Transcription patterns of ET-related genes and ET production in jai1 and CM plants in response to A. alternata f. sp. lycopersici. Transcription patterns of ACS4 (A) ACO1 (B), NR (D), ETR4 (E), and ERF1 (F) in CM and jai1 plants at 0, 1, 3, and 5 d post infection. (C) ET production in jai1 and CM leaves during infection in a time-course experiment.

Fig. 5.

Effects of ET response to JA mutants or 35S::prosys and MeJA application to ET-biosynthetic or -insensitive tomato plants on susceptibility to A. alternata f. sp. lycopersici. (A) The effect of exogenous ET precursor ACC on spr2 and ET action inhibitor silver thiosulphate on 35S::prosys susceptibility to infection. (B) The effect of ACC on jai1 susceptibility to infection. (C) Fungal biomass in CM, jai1, and ACC-pretreated jai1 plants at 6 d post inoculation. (D) The effect of exogenous MeJA application to ET-biosynthetic or -insensitive tomato plants on disease development. Error bars indicate standard deviation from the mean of three replicates. For each time point in A, B, and D, letters indicate significant differences among treatments; in C, letters indicate significant differences among treatments (P < 0.05, Duncan’s multiple range test).

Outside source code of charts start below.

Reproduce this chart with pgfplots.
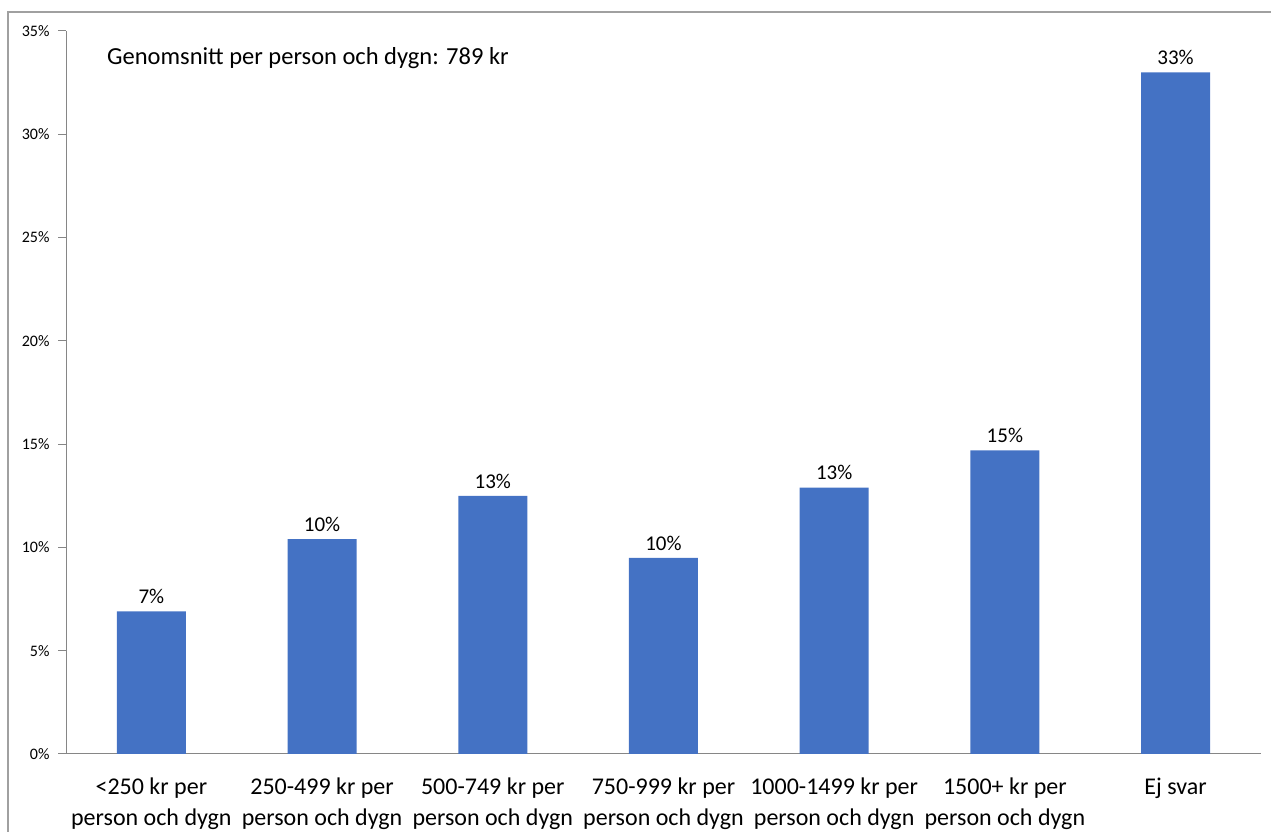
\documentclass[border=0pt]{standalone}
\usepackage{pgfplots}
\pgfplotsset{compat=1.18}
\usepackage{fontspec}
\setmainfont{Carlito}
\definecolor{barblue}{HTML}{4472C4}
\definecolor{axgray}{HTML}{868686}
\definecolor{framegray}{HTML}{A0A0A0}
\begin{document}
\begin{tikzpicture}[x=1pt,y=1pt]
\path[use as bounding box] (0,0) rectangle (1271,832);
\draw[framegray, line width=1.2pt] (8,0) -- (8,820) -- (1275,820);
\begin{axis}[
  at={(66pt,78pt)}, anchor=south west,
  scale only axis, width=1195pt, height=723pt,
  xmin=-0.5, xmax=6.5, ymin=0, ymax=35,
  axis x line=bottom, axis y line=left,
  axis line style={axgray, line width=1pt, -},
  ytick={0,5,...,35},
  yticklabel={\pgfmathprintnumber{\tick}\%},
  yticklabel style={font=\fontsize{16}{19}\selectfont, xshift=-5pt},
  /pgf/number format/assume math mode=true,
  xtick={0,...,6},
  xticklabels={{<250 kr per\\person och dygn},{250-499 kr per\\person och dygn},{500-749 kr per\\person och dygn},{750-999 kr per\\person och dygn},{1000-1499 kr per\\person och dygn},{1500+ kr per\\person och dygn},{Ej svar}},
  xticklabel style={font=\fontsize{24}{31}\selectfont, align=center, anchor=north, yshift=-12pt},
  x tick style={draw=none},
  minor xtick={-0.5,0.5,...,6.5},
  minor x tick style={axgray, line width=1pt},
  y tick style={axgray, line width=1pt},
  tick align=outside,
  major tick length=8pt, minor tick length=8pt,
  ybar, bar width=69pt,
  nodes near coords,
  point meta=explicit symbolic,
  nodes near coords style={font=\fontsize{21}{24}\selectfont, text=black, yshift=4pt},
  clip=false,
]
\addplot[fill=barblue, draw=none] table[meta=lab] {
x y lab
0 6.9 7\%
1 10.4 10\%
2 12.5 13\%
3 9.5 10\%
4 12.9 13\%
5 14.7 15\%
6 33.0 33\%
};
\node[anchor=base west, font=\fontsize{24.5}{29}\selectfont, inner sep=0pt] at (axis cs:-0.26,33.4) {Genomsnitt per person och dygn: 789 kr};
\end{axis}
\end{tikzpicture}
\end{document}
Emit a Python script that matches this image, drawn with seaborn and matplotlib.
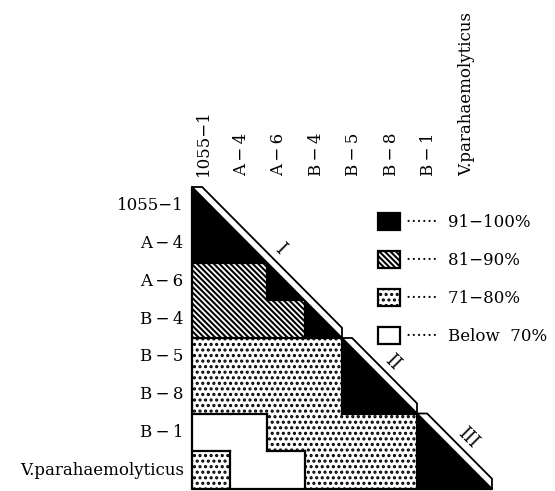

The experiment was repeated once and similar results were obtained.

Fig. 6.

Effects of ET action inhibitor silver thiosulphate application to NahG transgenic line (A) and SA treatment of epi mutant (B) on disease development in tomato plants. Error bars indicate standard deviation from the mean of three replicates. In A, letters indicate significant differences among treatments (P < 0.05, Duncan’s multiple-range test). The experiment was repeated once and similar results were obtained. For each experiment, data were analysed separately. Results of one representative experiment are shown.

Fig. 7.

Transcription patterns of ET-biosynthetic genes ACS2 and ACO1 and ET-regulated genes NR, ETR4, and ERF1 in NahG and MM plants in response to A. alternata f. sp. lycopersici. Transcript accumulation of ACS2 (A), ACO1 (B), NR (C), ETR4 (D), and ERF1 (E) in A. alternata f. sp. lycopersici-infected MM and NahG plants at 0, 1, 3, and 5 d post infection.

Fig. 8.

A proposed model for the JA, SA, and ET defence signalling pathways and their interactions during A. alternata f. sp. lycopersici infection. Both ET and JAI1 receptor-dependent JA pathways are necessary for susceptibility, while SA signalling promotes resistance of tomato plants to infection. Furthermore, the JA and ET pathways act synergistically to promote the susceptibility, while SA promotes tomato resistance to AAL and antagonizes ET signalling during AAL infection. JA and SA affect tomato susceptibility to the pathogen partly through the action of ET. ET-mediated signalling plays a central role in determining the susceptibility of tomato to A. alternata f. sp. lycopersici.